The thing about all of this is that she claimed to others that she had nothing to do with the harassment I was experiencing, but someone sent me screen caps where she was indeed talking up how 'horrible' I was. People that manipulate others into doing their dirty work so that they can appear Simon-pure are worse than those that actually carry out the actions.
But here is the thing. We're human, we're all human and make mistakes. We muddle through life trying to do the best we can, while frequently doing the wrong things. The problem happens when those wrong things continue and repeat.
When a recovery group starts focusing down and demanding absolute perfection to a set of rules set by the leader, demanding everyone in the group be focused on 'purity' they're no different than the damaging cult that they all left. You're just exchanging one horrible mindset for another. This is not freedom and it's not recovery.
My daughter and I moved past that bad time quickly. She learned I am sometimes right about human behavior and I learned that she has a deep capacity for changing her life for the better. We're closer now than we've ever been and I'm extremely proud of her growth, as well as knowing I need to talk to those I love when I have a problem with their behavior instead of staying mostly silent and ranting about it to others. I learned a lot from that bad time.
After Libby Anne and pals started leaving me alone, finally, mercifully, they moved on to others. Here's just a few of the things that happened.
- A very recovery-oriented former pastor ran afoul of them by something he said and they came very close to completely ruining his online reputation.
- A writer struggling with sexual addiction issues had his children contacted by them and they attempted to drive another family apart.
- Another person found themselves tossed from the very organization they founded. If that wasn't bad enough now Libby Anne claims publicly in interviews and media that she is the sole founder of that org.
- Another writer dedicated to recovery from evangelical cults found herself harassed and maligned even to the national organization she volunteered for, ending up leaving the org.
- Several ex homeschooler organizations were blown apart and those dedicated people working to ensure that homeschoolers had options for recovery were marginalized and run off.
- Libby and pals attacked Vyckie Garrison over remarks on Facebook before angrily demanding their stories be removed from NLQ.
- ….and there are many more stories I've heard, a trail of people hurt.
Let me state this again – People will tell you by their actions who they are.

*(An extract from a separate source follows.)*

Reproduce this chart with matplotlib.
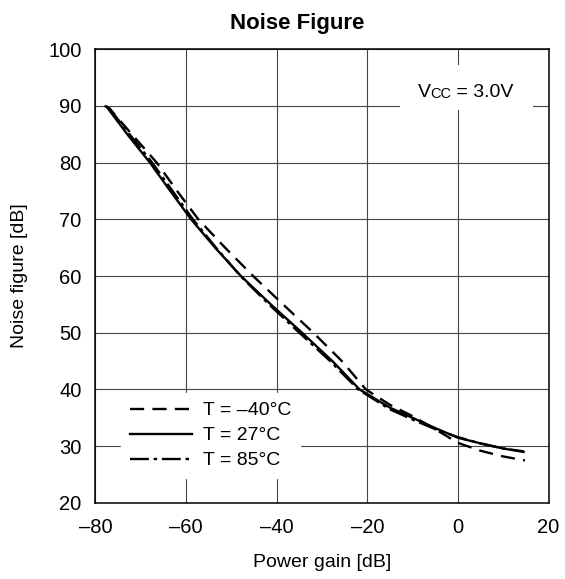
import matplotlib
matplotlib.use("Agg")
import matplotlib.pyplot as plt

plt.rcParams['font.family'] = ['Liberation Sans', 'DejaVu Sans']

# power gain [dB] vs noise figure [dB] for three temperatures
gain_m40 = [-78, -77, -72, -66.5, -62, -57.3, -51.4, -45.2, -38.6, -31.9, -25.6, -20.3,
            -15, -10, -5, 0, 5, 10, 14.8]
nf_m40 = [90, 89.6, 85, 80, 75, 70, 65, 60, 55, 50, 45, 40,
          37.3, 35.3, 33.0, 30.6, 29.2, 28.2, 27.5]

gain_27 = [-77.5, -73, -68, -63.5, -58.9, -53.6, -47.9, -41.3, -34.4, -27.7, -21.7,
           -15, -10, -5, 0, 5, 10, 14.5]
nf_27 = [89.8, 85, 80, 75, 70, 65, 60, 55, 50, 45, 40,
         36.8, 35, 33.2, 31.5, 30.5, 29.6, 29.0]

gain_85 = [-77, -72.5, -67.5, -63, -58.5, -53.4, -48.0, -41.7, -35.0, -28.2, -22,
           -15, -10, -5, 0, 5, 10, 14.5]
nf_85 = [89.6, 85, 80, 75, 70, 65, 60, 55, 50, 45, 40,
         36.5, 34.7, 33.0, 31.6, 30.5, 29.6, 29.1]

labels = ["T = \u201340\u00b0C", "T = 27\u00b0C", "T = 85\u00b0C"]
xticks = [-80, -60, -40, -20, 0, 20]
yticks = [20, 30, 40, 50, 60, 70, 80, 90, 100]

fig = plt.figure(figsize=(5.65, 5.79), dpi=100)
ax = fig.add_axes([0.169, 0.1313, 0.8018, 0.784])

ax.plot(gain_m40, nf_m40, color='black', lw=1.7, dashes=(6, 3.5), label=labels[0])
ax.plot(gain_27, nf_27, color='black', lw=1.7, label=labels[1])
ax.plot(gain_85, nf_85, color='black', lw=1.7, dashes=(8, 2, 1.5, 2), label=labels[2])

ax.set_xlim(-80, 20)
ax.set_ylim(20, 100)
ax.set_xticks(xticks)
ax.set_yticks(yticks)
ax.set_xticklabels([str(t).replace('-', '\u2013') for t in xticks])
ax.grid(True, color='#444444', lw=0.8)
ax.set_axisbelow(True)
ax.tick_params(labelsize=14.5, length=0)
ax.tick_params(axis='x', pad=11)
ax.tick_params(axis='y', pad=10)
for s in ax.spines.values():
    s.set_linewidth(1.1)

fig.text(0.526, 0.960, "Noise Figure", fontsize=16, fontweight='bold',
         ha='center', va='center')
ax.set_xlabel("Power gain [dB]", fontsize=14)
ax.set_ylabel("Noise figure [dB]", fontsize=14)
ax.xaxis.set_label_coords(0.5, -0.132)
ax.xaxis.label.set_va('center')
ax.yaxis.set_label_coords(-0.167, 0.5)
ax.yaxis.label.set_va('center')

leg = ax.legend(loc='upper left', bbox_to_anchor=(0.056, 0.242), borderaxespad=0,
                frameon=True, fontsize=14, handlelength=3.2, handletextpad=0.57,
                labelspacing=0.38, borderpad=0.45, fancybox=False)
leg.get_frame().set_edgecolor('white')
leg.get_frame().set_facecolor('white')
leg.get_frame().set_alpha(1)

# Vcc label on a white box that hides the grid
ax.add_patch(plt.Rectangle((0.672, 0.866), 0.294, 0.099, transform=ax.transAxes,
                           facecolor='white', edgecolor='none', zorder=1.5))
t1 = ax.text(0.7107, 0.894, "V", transform=ax.transAxes, fontsize=14, va='baseline')
t2 = ax.annotate("CC", xy=(1, 0), xycoords=t1, va='bottom', fontsize=10.5)
t3 = ax.annotate(" = 3.0V", xy=(1, 0), xycoords=t2, va='bottom', fontsize=14)

fig.savefig("out.png", dpi=100)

Are these the actions of a good person, a compassionate woman or a good leader? Let's examine the evidence.
- Does not show any thankfulness or gratitude for those that helped and supported her.

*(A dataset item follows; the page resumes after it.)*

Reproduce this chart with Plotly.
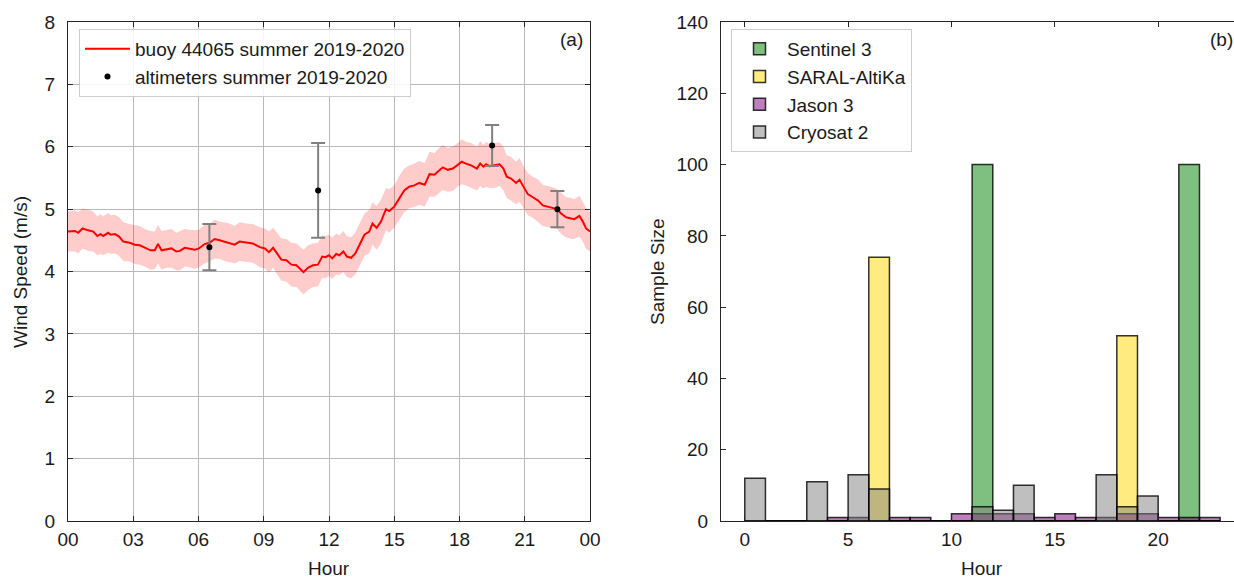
import plotly.graph_objects as go

# ---------------- Panel (a) data: buoy diurnal wind speed ----------------
buoy_hour = [0.0, 0.32, 0.47, 0.67, 0.93, 1.16, 1.35, 1.5, 1.62, 1.85, 1.96, 2.16, 2.35, 2.54, 2.84,
             3.07, 3.30, 3.53, 3.79, 3.99, 4.14, 4.30, 4.53, 4.76, 4.98, 5.14, 5.37, 5.6, 5.83, 6.02,
             6.28, 6.51, 6.74, 6.97, 7.2, 7.43, 7.66, 7.89,
             8.2, 8.5, 8.82, 9.05, 9.24, 9.43, 9.61, 9.81, 10.04, 10.27, 10.5, 10.68, 10.83, 11.03,
             11.26, 11.49, 11.69, 11.84, 12.0, 12.15, 12.33, 12.48, 12.66, 12.82, 13.02, 13.21, 13.4,
             13.63, 13.85, 14.0, 14.19, 14.39, 14.62, 14.77, 15.0, 15.23, 15.46, 15.69, 15.92,
             16.15, 16.4, 16.62, 16.85, 17.0, 17.23, 17.46, 17.69, 17.92, 18.1, 18.3, 18.54, 18.8,
             18.95, 19.1, 19.22, 19.38, 19.6, 19.84, 20.02, 20.17, 20.37, 20.6, 20.76, 20.94, 21.14,
             21.37, 21.6, 21.83, 22.06, 22.29, 22.49, 22.67, 22.9, 23.13, 23.28, 23.51, 23.67, 23.82, 24.0]
buoy_speed = [4.64, 4.65, 4.62, 4.69, 4.66, 4.64, 4.57, 4.60, 4.57, 4.62, 4.59, 4.60, 4.56, 4.48, 4.46,
              4.43, 4.42, 4.38, 4.34, 4.34, 4.44, 4.34, 4.36, 4.37, 4.32, 4.33, 4.38, 4.37, 4.35, 4.37,
              4.44, 4.46, 4.52, 4.50, 4.48, 4.46, 4.43, 4.48,
              4.46, 4.45, 4.39, 4.37, 4.31, 4.38, 4.29, 4.19, 4.18, 4.11, 4.10, 4.04, 3.99, 4.06,
              4.10, 4.11, 4.24, 4.23, 4.26, 4.21, 4.28, 4.26, 4.32, 4.24, 4.22, 4.29, 4.42,
              4.59, 4.64, 4.77, 4.70, 4.80, 5.00, 4.97, 5.04, 5.18, 5.30, 5.36, 5.38,
              5.42, 5.39, 5.56, 5.55, 5.60, 5.67, 5.63, 5.65, 5.71, 5.76, 5.73, 5.70, 5.65,
              5.73, 5.68, 5.72, 5.69, 5.70, 5.72, 5.65, 5.52, 5.49, 5.42, 5.47, 5.35, 5.24,
              5.19, 5.14, 5.06, 5.04, 5.02, 5.00, 4.93, 4.87, 4.85, 4.84, 4.89, 4.80, 4.69, 4.64]
buoy_std = [0.32, 0.33, 0.33, 0.32, 0.33, 0.32, 0.31, 0.32, 0.31, 0.32, 0.31, 0.31, 0.31, 0.31, 0.30,
            0.31, 0.31, 0.30, 0.31, 0.30, 0.31, 0.31, 0.30, 0.31, 0.30, 0.31, 0.30, 0.30, 0.31, 0.30,
            0.31, 0.30, 0.31, 0.30, 0.31, 0.31, 0.30, 0.31,
            0.31, 0.31, 0.32, 0.32, 0.33, 0.32, 0.33, 0.34, 0.34, 0.35, 0.35, 0.36, 0.36, 0.36,
            0.35, 0.35, 0.34, 0.34, 0.33, 0.33, 0.33, 0.32, 0.33, 0.33, 0.33, 0.34, 0.34,
            0.34, 0.35, 0.34, 0.35, 0.35, 0.34, 0.35, 0.34, 0.35, 0.35, 0.34, 0.35,
            0.35, 0.35, 0.36, 0.35, 0.36, 0.36, 0.35, 0.36, 0.35, 0.36, 0.35, 0.36, 0.35,
            0.36, 0.35, 0.36, 0.35, 0.36, 0.35, 0.35, 0.34, 0.35, 0.34, 0.35, 0.34, 0.34,
            0.33, 0.34, 0.33, 0.33, 0.33, 0.32, 0.33, 0.32, 0.33, 0.32, 0.33, 0.32, 0.33, 0.32, 0.32]

# altimeter means with error bars
alt_hour = [6.5, 11.5, 19.5, 22.5]
alt_speed = [4.39, 5.30, 6.02, 5.00]
alt_err = [0.37, 0.76, 0.33, 0.29]

hour_ticks = [0, 3, 6, 9, 12, 15, 18, 21, 24]
hour_labels = ["00", "03", "06", "09", "12", "15", "18", "21", "00"]

# ---------------- Panel (b) data: sample size per hour bin ----------------
bin_hour = list(range(23))  # bins [h, h+1)
sentinel3 = [0, 0, 0, 0, 0, 0, 0, 0, 0, 0, 0, 100, 0, 0, 0, 0, 0, 0, 0, 0, 0, 100, 0]
saral = [0, 0, 0, 0, 0, 0, 74, 0, 0, 0, 0, 0, 0, 0, 0, 0, 0, 0, 52, 0, 0, 0, 0]
jason3 = [0, 0, 0, 0, 1, 1, 0, 1, 1, 0, 2, 2, 2, 2, 1, 2, 1, 1, 2, 2, 1, 1, 1]
cryosat2 = [12, 0, 0, 11, 0, 13, 9, 0, 0, 0, 0, 4, 3, 10, 0, 0, 0, 13, 4, 7, 0, 0, 0]

series_b = [
    ("Sentinel 3", sentinel3, "rgba(0,128,0,0.5)"),
    ("SARAL-AltiKa", saral, "rgba(255,215,0,0.5)"),
    ("Jason 3", jason3, "rgba(128,0,128,0.5)"),
    ("Cryosat 2", cryosat2, "rgba(128,128,128,0.5)"),
]

FONT = "Liberation Sans, Arial, sans-serif"
FS = 19
W, H = 1234, 581

fig = go.Figure()

# band
upper = [m + s for m, s in zip(buoy_speed, buoy_std)]
lower = [m - s for m, s in zip(buoy_speed, buoy_std)]
fig.add_trace(go.Scatter(x=buoy_hour, y=upper, mode="lines", line=dict(width=0),
                         showlegend=False, hoverinfo="skip", xaxis="x", yaxis="y"))
fig.add_trace(go.Scatter(x=buoy_hour, y=lower, mode="lines", line=dict(width=0),
                         fill="tonexty", fillcolor="rgba(255,0,0,0.2)",
                         showlegend=False, hoverinfo="skip", xaxis="x", yaxis="y"))
fig.add_trace(go.Scatter(x=buoy_hour, y=buoy_speed, mode="lines",
                         line=dict(color="red", width=2),
                         name="buoy 44065 summer 2019-2020", legend="legend", legendrank=1,
                         xaxis="x", yaxis="y"))
fig.add_trace(go.Scatter(x=alt_hour, y=alt_speed, mode="markers",
                         marker=dict(color="black", size=6),
                         error_y=dict(type="data", array=alt_err, color="gray",
                                      thickness=2, width=7),
                         name="altimeters summer 2019-2020", legend="legend", legendrank=2,
                         xaxis="x", yaxis="y"))

for i, (name, vals, col) in enumerate(series_b):
    fig.add_trace(go.Bar(x=[h + 0.5 for h in bin_hour], y=vals, width=1,
                         marker=dict(color=col, line=dict(color="rgba(0,0,0,0.8)", width=1.5)),
                         name=name, legend="legend2", legendrank=10 + i,
                         xaxis="x2", yaxis="y2"))

axis_common = dict(showline=True, linecolor="#262626", linewidth=1, ticks="inside",
                   ticklen=5, tickcolor="#262626", zeroline=False, automargin=False,
                   tickfont=dict(family=FONT, size=FS, color="#1a1a1a"))

y_dom = [1 - 521 / H, 1 - 22 / H]

legend_common = dict(yanchor="top", xanchor="left", bgcolor="rgba(255,255,255,0.85)",
                     bordercolor="#cccccc", borderwidth=1, traceorder="normal",
                     itemwidth=45, font=dict(family=FONT, size=FS, color="#1a1a1a"))

def label(text, x, y, angle=0):
    return dict(text=text, x=x / W, y=1 - y / H, xref="paper", yref="paper",
                xanchor="center", yanchor="middle", textangle=angle, showarrow=False,
                borderpad=0, font=dict(family=FONT, size=FS, color="#1a1a1a"))

fig.update_layout(
    width=W, height=H, autosize=False,
    margin=dict(l=0, r=0, t=0, b=0, pad=0, autoexpand=False),
    paper_bgcolor="white", plot_bgcolor="white",
    font=dict(family=FONT, size=FS, color="#1a1a1a"),
    barmode="overlay",
    xaxis=dict(domain=[68 / W, 590 / W], range=[0, 24], tickvals=hour_ticks,
               ticktext=hour_labels, showgrid=True, gridcolor="#b8b8b8", gridwidth=1,
               mirror="ticks", ticklabelstandoff=1, **axis_common),
    yaxis=dict(domain=y_dom, range=[0, 8], dtick=1, showgrid=True, gridcolor="#b8b8b8",
               gridwidth=1, mirror="ticks", ticklabelstandoff=8, **axis_common),
    xaxis2=dict(domain=[721 / W, 1.0], range=[-1.15, 23.67], tickvals=[0, 5, 10, 15, 20],
                showgrid=False, mirror="ticks", anchor="y2", ticklabelstandoff=1,
                **axis_common),
    yaxis2=dict(domain=y_dom, range=[0, 140], dtick=20, showgrid=False, mirror=False,
                anchor="x2", ticklabelstandoff=8, **axis_common),
    legend=dict(x=79 / W, y=1 - 29 / H, **legend_common),
    legend2=dict(x=731 / W, y=1 - 29 / H, **legend_common),
    annotations=[
        label("Wind Speed (m/s)", 20, 272, -90),
        label("Sample Size", 657, 272, -90),
        label("Hour", 329, 568),
        label("Hour", 982, 568),
        label("(a)", 571, 40),
        label("(b)", 1221, 40),
    ],
)

fig.write_html("out.html", post_script="document.body.style.margin='0';")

- Possible theft of intellectual property and borderline plagiarism.
- Takes control of groups or organizations started by others and claims she founded them.
- Leads witch hunts against others and spreads false information of those disagreeing with group.
- Possibly encouraging others to contact minor children to tattle on the parent.
- Gaslights people she dislikes.
- Manipulates others into doing those unpleasant things so she can accomplish her goal and deny any responsibility.
- Pretense of innocence while denigrating others.
A different list than Gus the cabby, but just as revealing.
Recovery is not recovery if you use it to bully others into doing everything your way. You are just wasting time, resources and hurting others trying to recover.
I know I've waited a long time to tell my story, but for a long time I didn't realize I wasn't the only one. Now I just want to make sure no one else is taken in, used and tossed aside by that group. I've moved on and am living the happiest life ever on the beach in Costa Rica. That is revenge enough, living well.
I hope that those hurt heal and the bullies get the type of inner healing they need. This just needs to stop.